Physics 210 Analog and Digital Electronics
Physics 220 Introduction to Quantum Physics
Physics 230 Modern Physics Laboratory
Physics 303 Classical Mechanics
Physics 304 Electricity and Magnetism
Physics 320 Statistical Thermodynamics
The 200-level courses listed above are usually offered every year. The 300-level courses listed above are usually offered two out of every three years. The serious physics student should also take Math 220 Linear Algebra and Math 221 Vector Calculus. See the back half of the catalogue for a complete list of advanced physics courses. Additional courses that complement this concentration are:
Chemistry 100 and 101 Introduction to Chemistry I and II
Mathematics 364 Ordinary Differential Equations
Mathematics 365 Partial Differential Equations
Natural Science 410 Research Methods
Recent Senior Theses
“The Mathematical Structure Associated with the Timbre of Musical Tones”

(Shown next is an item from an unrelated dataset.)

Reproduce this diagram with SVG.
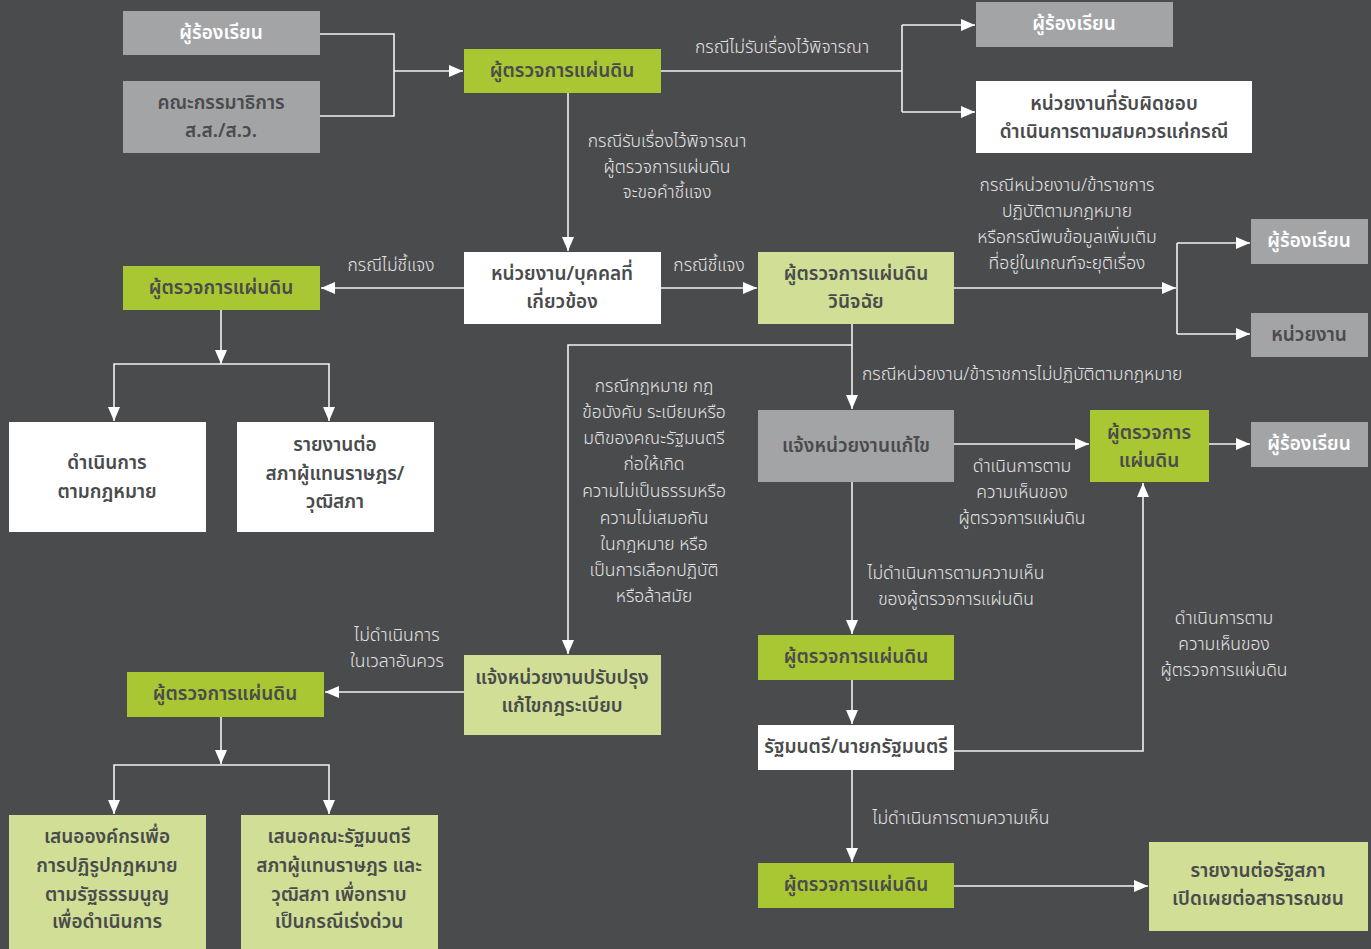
<svg xmlns="http://www.w3.org/2000/svg" width="1371" height="949" viewBox="0 0 1371 949">
<defs>
<marker id="ah" markerUnits="userSpaceOnUse" markerWidth="16" markerHeight="14" refX="15" refY="7" orient="auto">
<path d="M1,1 L15,7 L1,13 Z" fill="#ffffff"/>
</marker>
<style>
.bg{fill:#4a4b4d}
.gray{fill:#a3a4a6}
.green{fill:#a9c732}
.lgreen{fill:#d0df95}
.white{fill:#ffffff}
text{font-family:"Noto Sans Thai","Noto Sans","Liberation Sans",sans-serif;text-anchor:middle;dominant-baseline:central}
.bt{font-size:19px;font-weight:600;fill:#4a4b4d}
.btw{font-size:19px;font-weight:600;fill:#ffffff}
.lb{font-size:17.5px;font-weight:300;fill:#e4e4e4}
.lbl{font-size:17.5px;font-weight:300;fill:#e4e4e4;text-anchor:start}
.ln{fill:none;stroke:#f2f2f2;stroke-width:1.6}
.ar{marker-end:url(#ah)}
</style>
</defs>
<rect class="bg" x="0" y="0" width="1371" height="949"/>

<g id="connectors">
<path class="ln" d="M320 34 H394 V116 H320"/>
<path class="ln ar" d="M394 71 H463"/>
<path class="ln" d="M661 71 H902"/>
<path class="ln" d="M902 25 V112"/>
<path class="ln ar" d="M902 25 H975"/>
<path class="ln ar" d="M902 112 H975"/>
<path class="ln ar" d="M568 93 V251"/>
<path class="ln ar" d="M464 288 H321"/>
<path class="ln ar" d="M221 310 V364"/>
<path class="ln ar" d="M221 364 H114 V421"/>
<path class="ln ar" d="M221 364 H329 V421"/>
<path class="ln ar" d="M661 288 H757"/>
<path class="ln ar" d="M954 288 H1176"/>
<path class="ln" d="M1177 243 V334"/>
<path class="ln ar" d="M1177 243 H1250"/>
<path class="ln ar" d="M1177 334 H1250"/>
<path class="ln ar" d="M852 324 V409"/>
<path class="ln ar" d="M852 345 H568 V654"/>
<path class="ln ar" d="M954 444 H1089"/>
<path class="ln ar" d="M1209 444 H1250"/>
<path class="ln ar" d="M852 482 V634"/>
<path class="ln ar" d="M464 692 H325"/>
<path class="ln ar" d="M221 717 V764"/>
<path class="ln ar" d="M221 765 H114 V814"/>
<path class="ln ar" d="M221 765 H329 V814"/>
<path class="ln ar" d="M852 680 V724"/>
<path class="ln ar" d="M954 751 H1143 V483"/>
<path class="ln ar" d="M852 770 V862"/>
<path class="ln ar" d="M954 886 H1148"/>
</g>

<g id="labels">
<text class="lb" x="782" y="47">กรณีไม่รับเรื่องไว้พิจารณา</text>
<text class="lb" x="667" y="141">กรณีรับเรื่องไว้พิจารณา</text>
<text class="lb" x="667" y="167">ผู้ตรวจการแผ่นดิน</text>
<text class="lb" x="667" y="192">จะขอคำชี้แจง</text>
<text class="lb" x="391" y="265">กรณีไม่ชี้แจง</text>
<text class="lb" x="709" y="265">กรณีชี้แจง</text>
<text class="lb" x="1067" y="185">กรณีหน่วยงาน/ข้าราชการ</text>
<text class="lb" x="1067" y="211">ปฏิบัติตามกฎหมาย</text>
<text class="lb" x="1067" y="237">หรือกรณีพบข้อมูลเพิ่มเติม</text>
<text class="lb" x="1067" y="263">ที่อยู่ในเกณฑ์จะยุติเรื่อง</text>
<text class="lbl" x="862" y="374">กรณีหน่วยงาน/ข้าราชการไม่ปฏิบัติตามกฎหมาย</text>
<text class="lb" x="654" y="386">กรณีกฎหมาย กฎ</text>
<text class="lb" x="654" y="412">ข้อบังคับ ระเบียบหรือ</text>
<text class="lb" x="654" y="438">มติของคณะรัฐมนตรี</text>
<text class="lb" x="654" y="464">ก่อให้เกิด</text>
<text class="lb" x="654" y="491">ความไม่เป็นธรรมหรือ</text>
<text class="lb" x="654" y="518">ความไม่เสมอกัน</text>
<text class="lb" x="654" y="544">ในกฎหมาย หรือ</text>
<text class="lb" x="654" y="570">เป็นการเลือกปฏิบัติ</text>
<text class="lb" x="654" y="596">หรือล้าสมัย</text>
<text class="lb" x="1022" y="466">ดำเนินการตาม</text>
<text class="lb" x="1022" y="492">ความเห็นของ</text>
<text class="lb" x="1022" y="518">ผู้ตรวจการแผ่นดิน</text>
<text class="lb" x="956" y="573">ไม่ดำเนินการตามความเห็น</text>
<text class="lb" x="956" y="599">ของผู้ตรวจการแผ่นดิน</text>
<text class="lb" x="1224" y="618">ดำเนินการตาม</text>
<text class="lb" x="1224" y="644">ความเห็นของ</text>
<text class="lb" x="1224" y="670">ผู้ตรวจการแผ่นดิน</text>
<text class="lb" x="397" y="635">ไม่ดำเนินการ</text>
<text class="lb" x="397" y="661">ในเวลาอันควร</text>
<text class="lb" x="961" y="818">ไม่ดำเนินการตามความเห็น</text>
</g>

<g id="n-complainant1"><rect class="gray" x="123" y="11" width="197" height="44"/><text class="btw" x="221" y="33">ผู้ร้องเรียน</text></g>
<g id="n-committee"><rect class="gray" x="123" y="81" width="197" height="72"/><text class="bt" x="221" y="103">คณะกรรมาธิการ</text><text class="bt" x="221" y="131">ส.ส./ส.ว.</text></g>
<g id="n-ombudsman1"><rect class="green" x="464" y="49" width="197" height="44"/><text class="bt" x="562" y="71">ผู้ตรวจการแผ่นดิน</text></g>
<g id="n-complainant2"><rect class="gray" x="976" y="2" width="197" height="45"/><text class="btw" x="1074" y="24">ผู้ร้องเรียน</text></g>
<g id="n-responsible"><rect class="white" x="976" y="81" width="276" height="72"/><text class="bt" x="1114" y="104">หน่วยงานที่รับผิดชอบ</text><text class="bt" x="1114" y="132">ดำเนินการตามสมควรแก่กรณี</text></g>
<g id="n-agency"><rect class="white" x="464" y="252" width="197" height="72"/><text class="bt" x="562" y="274">หน่วยงาน/บุคคลที่</text><text class="bt" x="562" y="302">เกี่ยวข้อง</text></g>
<g id="n-ombudsman2"><rect class="green" x="123" y="266" width="197" height="44"/><text class="bt" x="221" y="288">ผู้ตรวจการแผ่นดิน</text></g>
<g id="n-lawaction"><rect class="white" x="9" y="422" width="197" height="110"/><text class="bt" x="107" y="463">ดำเนินการ</text><text class="bt" x="107" y="492">ตามกฎหมาย</text></g>
<g id="n-report1"><rect class="white" x="237" y="422" width="197" height="110"/><text class="bt" x="335" y="445">รายงานต่อ</text><text class="bt" x="335" y="474">สภาผู้แทนราษฎร/</text><text class="bt" x="335" y="502">วุฒิสภา</text></g>
<g id="n-decide"><rect class="lgreen" x="758" y="252" width="196" height="72"/><text class="bt" x="856" y="274">ผู้ตรวจการแผ่นดิน</text><text class="bt" x="856" y="302">วินิจฉัย</text></g>
<g id="n-complainant3"><rect class="gray" x="1251" y="219" width="117" height="45"/><text class="btw" x="1309" y="241">ผู้ร้องเรียน</text></g>
<g id="n-unit"><rect class="gray" x="1251" y="313" width="117" height="44"/><text class="bt" x="1309" y="335">หน่วยงาน</text></g>
<g id="n-notifyfix"><rect class="gray" x="758" y="410" width="196" height="72"/><text class="bt" x="856" y="446">แจ้งหน่วยงานแก้ไข</text></g>
<g id="n-ombudsman3"><rect class="green" x="1090" y="410" width="119" height="72"/><text class="bt" x="1149" y="433">ผู้ตรวจการ</text><text class="bt" x="1149" y="461">แผ่นดิน</text></g>
<g id="n-complainant4"><rect class="gray" x="1251" y="422" width="117" height="45"/><text class="btw" x="1309" y="444">ผู้ร้องเรียน</text></g>
<g id="n-notifyreg"><rect class="lgreen" x="464" y="655" width="197" height="80"/><text class="bt" x="562" y="678">แจ้งหน่วยงานปรับปรุง</text><text class="bt" x="562" y="706">แก้ไขกฎระเบียบ</text></g>
<g id="n-ombudsman4"><rect class="green" x="758" y="635" width="196" height="45"/><text class="bt" x="856" y="657">ผู้ตรวจการแผ่นดิน</text></g>
<g id="n-ombudsman5"><rect class="green" x="127" y="672" width="197" height="45"/><text class="bt" x="225" y="694">ผู้ตรวจการแผ่นดิน</text></g>
<g id="n-propose1"><rect class="lgreen" x="9" y="815" width="197" height="134"/><text class="bt" x="107" y="837">เสนอองค์กรเพื่อ</text><text class="bt" x="107" y="866">การปฏิรูปกฎหมาย</text><text class="bt" x="107" y="895">ตามรัฐธรรมนูญ</text><text class="bt" x="107" y="922">เพื่อดำเนินการ</text></g>
<g id="n-propose2"><rect class="lgreen" x="241" y="815" width="197" height="134"/><text class="bt" x="339" y="837">เสนอคณะรัฐมนตรี</text><text class="bt" x="339" y="866">สภาผู้แทนราษฎร และ</text><text class="bt" x="339" y="895">วุฒิสภา เพื่อทราบ</text><text class="bt" x="339" y="922">เป็นกรณีเร่งด่วน</text></g>
<g id="n-minister"><rect class="white" x="758" y="725" width="196" height="45"/><text class="bt" x="856" y="747">รัฐมนตรี/นายกรัฐมนตรี</text></g>
<g id="n-ombudsman6"><rect class="green" x="758" y="863" width="196" height="45"/><text class="bt" x="856" y="885">ผู้ตรวจการแผ่นดิน</text></g>
<g id="n-parliament"><rect class="lgreen" x="1149" y="842" width="219" height="89"/><text class="bt" x="1258" y="871">รายงานต่อรัฐสภา</text><text class="bt" x="1258" y="899">เปิดเผยต่อสาธารณชน</text></g>
</svg>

“Mechanics Problems in Billiards”
“The Amoebot: A New Type of Robotic Motion”
“The Effect of a Shear Flow on Solidification Texturing of Zn Alloys”
“Fluid Dynamics, Crystal Growth, and the Inner Core: A Study in the Differing Effects of Externally and Internally Driven Flows on Crystal Alignment”
“A Study of the Mechanical Properties of G. cancriformis Web Silk”
“Effect of Sample Size on Cartilage Friction Coefficient: An Introduction to Cartilage Lubrication”
“Design and Optimization of an In-Vacuum Electromagnet for the Observation of Magnetic Circular X-ray Dichroism”
Dr. Bergman and Dr. Kramer have received grants from NIH, NSF, and Research Corporation to support their ongoing research. Dr. Bergman conducts a variety of experiments on the solidification and deformation of ice and metals under extreme conditions, with the goal of illuminating similar processes that take place at the Earth’s core. Dr. Kramer pursues mathematical and computer simulation approaches to the formation of patterns in nature. Each summer they hire several students for summer research internships to allow the students to participate in high quality research and to enrich their undergraduate experience.